* BEGIN Stored data *
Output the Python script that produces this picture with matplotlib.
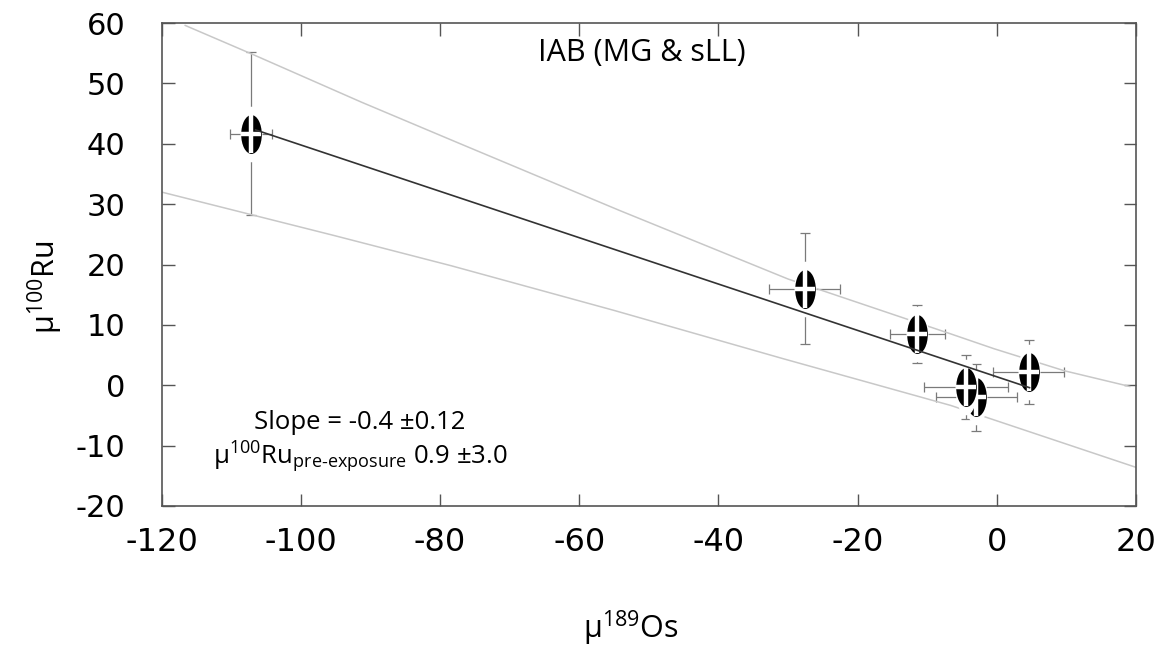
import numpy as np
import matplotlib
matplotlib.use("Agg")
import matplotlib.pyplot as plt
from matplotlib.path import Path
from matplotlib.transforms import Affine2D

plt.rcParams['font.family'] = ['Open Sans', 'DejaVu Sans']
plt.rcParams['mathtext.fontset'] = 'custom'
plt.rcParams['mathtext.rm'] = 'Open Sans'
plt.rcParams['mathtext.it'] = 'Open Sans'

# data (drawing order: the 5th point sits under the 6th)
os189 = [-107.2, -27.6, -11.4, 4.6, -2.95, -4.4]
os189_err = [3.0, 5.1, 4.0, 5.1, 5.85, 6.0]
ru100 = [41.7, 16.0, 8.5, 2.2, -2.0, -0.3]
ru100_err = [13.5, 9.2, 4.85, 5.35, 5.6, 5.3]

# regression line and its error envelope
fit_x = [-106.5, 4.7]
fit_y = [42.3, -0.4]
upper_x = [-116.6, -106.7, -91.3, -77.5, -54.3, -30.0, -6.6, -0.4, 9.7, 19.1]
upper_y = [59.6, 54.7, 46.9, 40.2, 29.0, 17.6, 8.5, 6.05, 2.4, -0.2]
lower_x = [-120.0, -95.2, -78.4, -55.0, -30.7, -6.6, 20.0]
lower_y = [32.0, 24.8, 19.8, 12.4, 4.4, -3.35, -13.6]

xticks = [-120, -100, -80, -60, -40, -20, 0, 20]
yticks = [-20, -10, 0, 10, 20, 30, 40, 50, 60]

fig = plt.figure(figsize=(11.69, 6.54), dpi=100)
ax = fig.add_axes([0.1382, 0.2263, 0.8336, 0.7385])

# envelope and fit
ax.plot(upper_x, upper_y, color='#c8c8c8', lw=1.1, zorder=2.2)
ax.plot(lower_x, lower_y, color='#c8c8c8', lw=1.1, zorder=2.2)
ax.plot(fit_x, fit_y, color='#333333', lw=1.2, zorder=10)

ax.errorbar(os189, ru100, xerr=os189_err, yerr=ru100_err, fmt='none',
            ecolor='#7a7a7a', elinewidth=0.9, capsize=3.3, capthick=0.9, zorder=2)

# elliptical markers with a white cross and a white halo
ell = Path.unit_circle()
marker_shape = ell.transformed(Affine2D().scale(0.53, 1.0))
halo_shape = ell.transformed(Affine2D().scale(0.38, 1.0))
for i in range(len(os189)):
    z = 3 + i * 0.1
    ax.plot(os189[i], ru100[i], marker=halo_shape, ms=39, color='white', mec='white', zorder=z)
    ax.plot(os189[i], ru100[i], marker=marker_shape, ms=28, color='black', mec='black', mew=0, zorder=z + 0.01)
    ax.plot(os189[i], ru100[i], marker='|', ms=28, mec='white', mew=3.2, zorder=z + 0.02)
    ax.plot(os189[i], ru100[i], marker='_', ms=15, mec='white', mew=3.2, zorder=z + 0.02)

ax.set_xlim(-120, 20)
ax.set_ylim(-20, 60)
ax.set_xticks(xticks)
ax.set_yticks(yticks)
ax.set_xticklabels([str(t) for t in xticks], family=['Liberation Sans Narrow', 'DejaVu Sans'], fontsize=23)
ax.set_yticklabels([str(t) for t in yticks], family=['DejaVu Sans'], fontsize=22)
ax.tick_params(direction='in', length=9, width=1, color='#555555', top=True, right=True)
ax.tick_params(axis='x', pad=15)
ax.tick_params(axis='y', pad=26)
for s in ax.spines.values():
    s.set_color('#555555')
    s.set_linewidth(1.2)

ax.text(-51, 55, 'IAB (MG & sLL)', fontsize=22, ha='center', va='center')
ax.text(-91.6, -6.2, 'Slope = -0.4 ±0.12', fontsize=18.5, ha='center', va='center')
ax.text(-112.6, -12.0, 'μ$^{100}$Ru$_{\\mathrm{pre‐exposure}}$ 0.9 ±3.0', fontsize=18.5, ha='left', va='center')

fig.text(631 / 1169, 1 - 628 / 654, 'μ$^{189}$Os', fontsize=22, ha='center', va='center')
fig.text(45 / 1169, 1 - 287 / 654, 'μ$^{100}$Ru', fontsize=22, ha='center', va='center', rotation=90)

fig.savefig('out.png', dpi=100)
* END Stored data *
## Given problem
Pull out all lines in the data above that include "matplotlib".

## Written response
Output the Python script that produces this picture with matplotlib.
import matplotlib
matplotlib.use("Agg")
import matplotlib.pyplot as plt
from matplotlib.path import Path
from matplotlib.transforms import Affine2D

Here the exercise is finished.